The value of this step is not extra reuse. It is overlap:

  • current data remains available for computation
  • next data begins moving early
  • the tile loop becomes closer to a producer/consumer schedule

This is why double buffering belongs in architecture discussion even if its speedup is smaller than the jump from naïve to tiled.

5. Tensor Core staging: stricter flow for a faster unit

Tensor Core execution adds another staging rule:

  • inputs must be prepared as FP16
  • dimensions must satisfy WMMA tile alignment
  • work is consumed as warp-level fragments rather than scalar register loops

The output is still accumulated into FP32, which is why the repository describes the path as mixed precision rather than pure FP16.

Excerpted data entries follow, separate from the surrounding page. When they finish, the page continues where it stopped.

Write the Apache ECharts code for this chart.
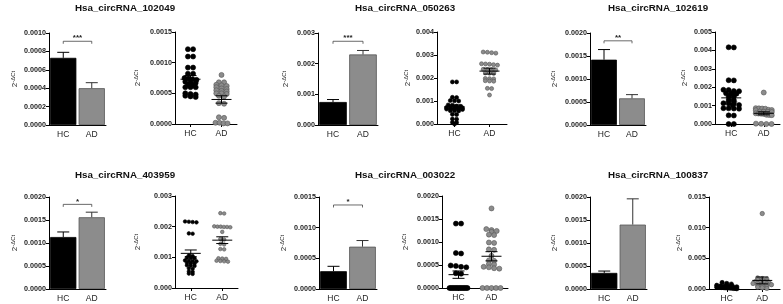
<!DOCTYPE html>
<html>
<head>
<meta charset="utf-8">
<script src="https://cdn.jsdelivr.net/npm/echarts@6/dist/echarts.min.js"></script>
<style>
  html, body { margin: 0; padding: 0; background: #fff; }
  #chart { width: 783px; height: 304px; }
</style>
</head>
<body>
<div id="chart"></div>
<script>
// ---- data ----
const titles = ['Hsa_circRNA_102049', 'Hsa_circRNA_050263', 'Hsa_circRNA_102619',
  'Hsa_circRNA_403959', 'Hsa_circRNA_003022', 'Hsa_circRNA_100837']
const groups = ['HC', 'AD']

// bar panels: mean and SEM per group
const barMeans = [[0.00073, 0.00040], [0.00075, 0.00230], [0.00142, 0.00058],
  [0.00113, 0.00156], [0.00029, 0.00069], [0.00035, 0.00140]]
const barErrs = [[0.00006, 0.00006], [0.00008, 0.00013], [0.00022, 0.00008],
  [0.00011, 0.00011], [0.00008, 0.00010], [0.00004, 0.00056]]
const sigStars = ['***', '***', '**', '*', '*', '']
const sigHeights = [0.00091, 0.00273, 0.00183, 0.00184, 0.00137, null]

// axis ranges
const barMax = [0.001, 0.003, 0.002, 0.002, 0.0015, 0.002]
const barStep = [0.0002, 0.001, 0.0005, 0.0005, 0.0005, 0.0005]
const barDigits = [4, 3, 4, 4, 4, 4]
const dotMax = [0.0015, 0.004, 0.005, 0.003, 0.002, 0.015]
const dotStep = [0.0005, 0.001, 0.001, 0.001, 0.0005, 0.005]
const dotDigits = [4, 3, 3, 3, 4, 3]

// individual samples (dot plots)
const hcValues = [
  [0.00122, 0.00122, 0.00110, 0.00110, 0.00092, 0.00092, 0.00082, 0.00082, 0.00075, 0.00074,
    0.00073, 0.00072, 0.00069, 0.00068, 0.00067, 0.00064, 0.00063, 0.00060, 0.00060, 0.00060,
    0.00050, 0.00049, 0.00048, 0.00046, 0.00045, 0.00044],
  [0.00183, 0.00183, 0.00116, 0.00115, 0.00102, 0.00100, 0.00101, 0.00083, 0.00082, 0.00078,
    0.00077, 0.00072, 0.00071, 0.00070, 0.00071, 0.00070, 0.00065, 0.00064, 0.00063, 0.00064,
    0.00063, 0.00058, 0.00058, 0.00057, 0.00042, 0.00041, 0.00022, 0.00021, 0.00007, 0.00006, 0],
  [0.00417, 0.00416, 0.00238, 0.00237, 0.00186, 0.00185, 0.00179, 0.00178, 0.00167, 0.00166,
    0.00165, 0.00150, 0.00149, 0.00130, 0.00129, 0.00113, 0.00112, 0.00111, 0.00103, 0.00102,
    0.00086, 0.00085, 0.00084, 0.00083, 0.00047, 0.00046, 0, 0],
  [0.00217, 0.00216, 0.00215, 0.00214, 0.00178, 0.00177, 0.00106, 0.00104, 0.00099, 0.00098,
    0.00097, 0.00090, 0.00089, 0.00088, 0.00087, 0.00082, 0.00081, 0.00080, 0.00074, 0.00073,
    0.00072, 0.00064, 0.00063, 0.00054, 0.00053, 0.00047, 0.00046],
  [0.00140, 0.00140, 0.00076, 0.00075, 0.00049, 0.00048, 0.00046, 0.00045, 0.00032, 0.00031,
    0, 0, 0, 0, 0, 0, 0, 0, 0, 0, 0, 0, 0, 0],
  [0.00105, 0.00090, 0.00080, 0.00060, 0.00050, 0.00045, 0.00040, 0.00040, 0.00035, 0.00030,
    0.00030, 0.00030, 0.00025, 0.00025, 0.00020, 0.00020, 0.00020, 0.00015, 0.00015, 0.00010,
    0.00010, 0.00005]
]
const adValues = [
  [0.00080, 0.00068, 0.00068, 0.00064, 0.00063, 0.00062, 0.00060, 0.00058, 0.00057, 0.00055,
    0.00054, 0.00053, 0.00050, 0.00050, 0.00049, 0.00046, 0.00045, 0.00034, 0.00033, 0.00011,
    0.00010, 0.00002, 0.00002, 0.00001, 0.00001],
  [0.00313, 0.00312, 0.00310, 0.00308, 0.00262, 0.00261, 0.00260, 0.00258, 0.00256, 0.00238,
    0.00237, 0.00236, 0.00235, 0.00230, 0.00228, 0.00222, 0.00221, 0.00220, 0.00198, 0.00197,
    0.00196, 0.00188, 0.00187, 0.00186, 0.00155, 0.00154, 0.00126],
  [0.00171, 0.00086, 0.00085, 0.00084, 0.00083, 0.00077, 0.00076, 0.00075, 0.00068, 0.00067,
    0.00066, 0.00065, 0.00058, 0.00057, 0.00056, 0.00055, 0.00050, 0.00049, 0.00048, 0.00002,
    0.00001, 0, 0],
  [0.00244, 0.00243, 0.00200, 0.00199, 0.00199, 0.00198, 0.00200, 0.00201, 0.00183, 0.00160,
    0.00158, 0.00144, 0.00142, 0.00127, 0.00126, 0.00097, 0.00096, 0.00095, 0.00089, 0.00088,
    0.00087, 0.00086],
  [0.00173, 0.00128, 0.00126, 0.00124, 0.00122, 0.00116, 0.00115, 0.00099, 0.00098, 0.00084,
    0.00083, 0.00070, 0.00060, 0.00059, 0.00052, 0.00051, 0.00046, 0.00045, 0.00043, 0.00042,
    0, 0, 0, 0, 0],
  [0.01230, 0.00180, 0.00170, 0.00160, 0.00150, 0.00140, 0.00130, 0.00120, 0.00110, 0.00100,
    0.00100, 0.00090, 0.00090, 0.00080, 0.00080, 0.00070, 0.00060, 0.00050, 0.00040, 0.00030,
    0.00020, 0.00010]
]

// ---- layout ----
const FONT = '"Liberation Sans", Arial, sans-serif'
const PLOT_H = 92
const layout = [
  { bar: [49, 33, 57], dot: [175, 32, 62], barGap: 30, dotGap: 33, title: [121, 7], r: 2.5, spread: 6 },
  { bar: [318, 33, 60], dot: [437, 32, 70], barGap: 28, dotGap: 20, title: [401, 7], r: 2, spread: 8 },
  { bar: [590, 33, 56], dot: [715, 32, 65], barGap: 31, dotGap: 26, title: [654, 7], r: 2.5, spread: 8 },
  { bar: [49, 197, 57], dot: [175, 196, 63], barGap: 30, dotGap: 33, title: [121, 174], r: 1.8, spread: 8 },
  { bar: [319, 197, 58], dot: [442, 196, 66], barGap: 31, dotGap: 32, title: [401, 174], r: 2.5, spread: 9 },
  { bar: [590, 197, 57], dot: [709, 197, 71], barGap: 31, dotGap: 20, title: [654, 174], r: 2.2, spread: 10 }
]
const colors = { HC: '#000000', AD: '#8c8c8c', ADline: '#555555' }

// spread points with similar values sideways, in rows (GraphPad style)
function swarm (vals, cat, pxPerUnit, r, maxHalf) {
  const sorted = vals.slice().sort((a, b) => b - a)
  const rows = []
  sorted.forEach(v => {
    const last = rows[rows.length - 1]
    if (last && (last[0] - v) * pxPerUnit < r * 0.8) last.push(v)
    else rows.push([v])
  })
  const out = []
  rows.forEach((row, k) => {
    const n = row.length
    const step = n > 1 ? Math.min(2 * r + 0.2, (2 * maxHalf) / (n - 1)) : 0
    // lone points in consecutive rows alternate a little so they do not stack in a column
    const shift = n === 1 && k % 2 ? r * 0.6 : 0
    row.forEach((v, i) => out.push([cat, v, (i - (n - 1) / 2) * step + shift]))
  })
  return out
}

function catAxis (gridIndex, ticks) {
  return {
    type: 'category',
    gridIndex,
    data: groups,
    axisLine: { lineStyle: { color: '#000', width: 1 } },
    axisTick: { show: ticks, alignWithLabel: true, length: 3, lineStyle: { color: '#000' } },
    axisLabel: { fontSize: 8.5, color: '#222', margin: 5, fontFamily: FONT }
  }
}

function valAxis (gridIndex, max, step, digits, gap) {
  return {
    type: 'value',
    gridIndex,
    min: 0,
    max,
    interval: step,
    axisLine: { show: true, lineStyle: { color: '#000', width: 1 } },
    axisTick: { show: true, length: 3, lineStyle: { color: '#000' } },
    splitLine: { show: false },
    axisLabel: {
      formatter: v => v.toFixed(digits),
      fontSize: 7.2,
      fontWeight: 'bold',
      color: '#222',
      margin: 3,
      fontFamily: FONT
    },
    name: '2{s|-ΔCt}',
    nameLocation: 'middle',
    nameRotate: 90,
    nameGap: gap,
    nameTextStyle: {
      fontSize: 8,
      color: '#222',
      fontFamily: FONT,
      rich: { s: { fontSize: 6, verticalAlign: 'top', fontFamily: FONT, color: '#222', padding: [0, 0, 3, 0] } }
    }
  }
}

const grids = []
const xAxes = []
const yAxes = []
const series = []
const titleList = []

layout.forEach((L, p) => {
  const bi = 2 * p
  const di = 2 * p + 1

  titleList.push({
    text: titles[p],
    left: L.title[0] + 4,
    top: L.title[1] - 4,
    padding: 0,
    textAlign: 'center',
    textStyle: { fontSize: 9.8, fontWeight: 'bold', color: '#111', fontFamily: FONT }
  })

  grids.push({ left: L.bar[0], top: L.bar[1], width: L.bar[2], height: PLOT_H })
  grids.push({ left: L.dot[0], top: L.dot[1], width: L.dot[2], height: PLOT_H })
  xAxes.push(catAxis(bi, false), catAxis(di, true))
  yAxes.push(valAxis(bi, barMax[p], barStep[p], barDigits[p], L.barGap))
  yAxes.push(valAxis(di, dotMax[p], dotStep[p], dotDigits[p], L.dotGap))

  // bars
  series.push({
    type: 'bar',
    xAxisIndex: bi,
    yAxisIndex: bi,
    barCategoryGap: '8%',
    silent: true,
    data: barMeans[p].map((v, i) => ({
      value: v,
      itemStyle: {
        color: i ? colors.AD : colors.HC,
        borderColor: i ? colors.ADline : colors.HC,
        borderWidth: 0.8
      }
    }))
  })

  // SEM whiskers on bars (upper only)
  series.push({
    type: 'custom',
    xAxisIndex: bi,
    yAxisIndex: bi,
    z: 3,
    silent: true,
    encode: { x: 0, y: [1, 2] },
    data: barMeans[p].map((m, i) => [i, m, m + barErrs[p][i]]),
    renderItem: (params, api) => {
      const a = api.coord([api.value(0), api.value(1)])
      const b = api.coord([api.value(0), api.value(2)])
      const stroke = api.value(0) ? '#333' : '#000'
      return {
        type: 'group',
        children: [
          { type: 'line', shape: { x1: a[0], y1: a[1], x2: b[0], y2: b[1] }, style: { stroke, lineWidth: 1 } },
          { type: 'line', shape: { x1: b[0] - 6, y1: b[1], x2: b[0] + 6, y2: b[1] }, style: { stroke, lineWidth: 1 } }
        ]
      }
    }
  })

  // significance bracket
  if (sigStars[p]) {
    series.push({
      type: 'custom',
      xAxisIndex: bi,
      yAxisIndex: bi,
      z: 3,
      silent: true,
      encode: { x: 0, y: 1 },
      data: [[0, sigHeights[p]]],
      renderItem: (params, api) => {
        const a = api.coord([0, api.value(1)])
        const b = api.coord([1, api.value(1)])
        return {
          type: 'group',
          children: [
            {
              type: 'polyline',
              shape: { points: [[a[0], a[1] + 2.5], [a[0], a[1]], [b[0], b[1]], [b[0], b[1] + 2.5]] },
              style: { stroke: '#444', lineWidth: 0.8, fill: null }
            },
            {
              type: 'text',
              x: (a[0] + b[0]) / 2,
              y: a[1] + 1,
              style: {
                text: sigStars[p],
                align: 'center',
                verticalAlign: 'bottom',
                fill: '#222',
                font: 'bold 8px ' + FONT
              }
            }
          ]
        }
      }
    })
  }

  // dot plot
  const pxPerUnit = PLOT_H / dotMax[p]
  const pts = swarm(hcValues[p], 0, pxPerUnit, L.r, L.spread)
    .concat(swarm(adValues[p], 1, pxPerUnit, L.r, L.spread))
  series.push({
    type: 'custom',
    xAxisIndex: di,
    yAxisIndex: di,
    silent: true,
    encode: { x: 0, y: 1 },
    data: pts,
    renderItem: (params, api) => {
      const c = api.coord([api.value(0), api.value(1)])
      const ad = api.value(0) === 1
      return {
        type: 'circle',
        shape: { cx: c[0] + api.value(2), cy: c[1], r: L.r },
        style: {
          fill: ad ? colors.AD : colors.HC,
          stroke: ad ? colors.ADline : colors.HC,
          lineWidth: 0.6
        }
      }
    }
  })

  // mean +/- SEM on the dot plot
  series.push({
    type: 'custom',
    xAxisIndex: di,
    yAxisIndex: di,
    z: 4,
    silent: true,
    encode: { x: 0, y: 1 },
    data: barMeans[p].map((m, i) => [i, m, barErrs[p][i]]),
    renderItem: (params, api) => {
      const m = api.coord([api.value(0), api.value(1)])
      const hi = api.coord([api.value(0), api.value(1) + api.value(2)])
      const lo = api.coord([api.value(0), api.value(1) - api.value(2)])
      const st = { stroke: '#000', lineWidth: 1 }
      return {
        type: 'group',
        children: [
          { type: 'line', shape: { x1: m[0] - 10, y1: m[1], x2: m[0] + 10, y2: m[1] }, style: st },
          { type: 'line', shape: { x1: m[0], y1: hi[1], x2: m[0], y2: lo[1] }, style: st },
          { type: 'line', shape: { x1: m[0] - 6, y1: hi[1], x2: m[0] + 6, y2: hi[1] }, style: st },
          { type: 'line', shape: { x1: m[0] - 6, y1: lo[1], x2: m[0] + 6, y2: lo[1] }, style: st }
        ]
      }
    }
  })
})

const chart = echarts.init(document.getElementById('chart'))
chart.setOption({
  animation: false,
  backgroundColor: '#fff',
  title: titleList,
  grid: grids,
  xAxis: xAxes,
  yAxis: yAxes,
  series
})
</script>
</body>
</html>
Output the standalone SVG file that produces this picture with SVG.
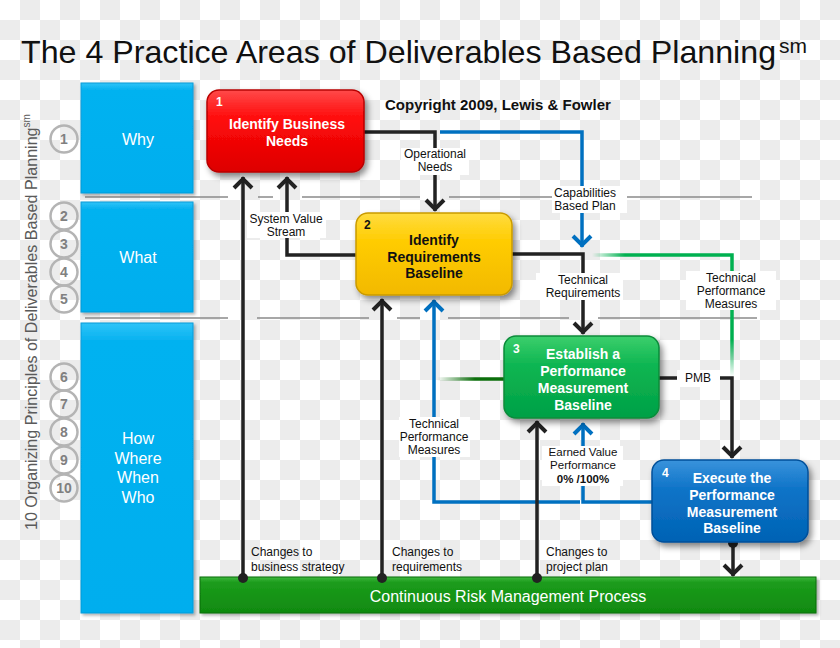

Read Tensor Core Path for the decision logic behind those guards.

Memory-flow design principles

Coalescing before cleverness

The architecture prioritizes making global-memory traffic sane before adding more exotic optimizations.

Reuse before peak throughput

Shared-memory tiling appears before Tensor Core acceleration because a clear reuse story is easier to validate and explain than a hardware-specific fast path.

Predictability before hero numbers

Padding away bank conflicts and keeping fallback logic explicit are both examples of the same value: the repository prefers explainable behavior over fragile “best-case only” claims.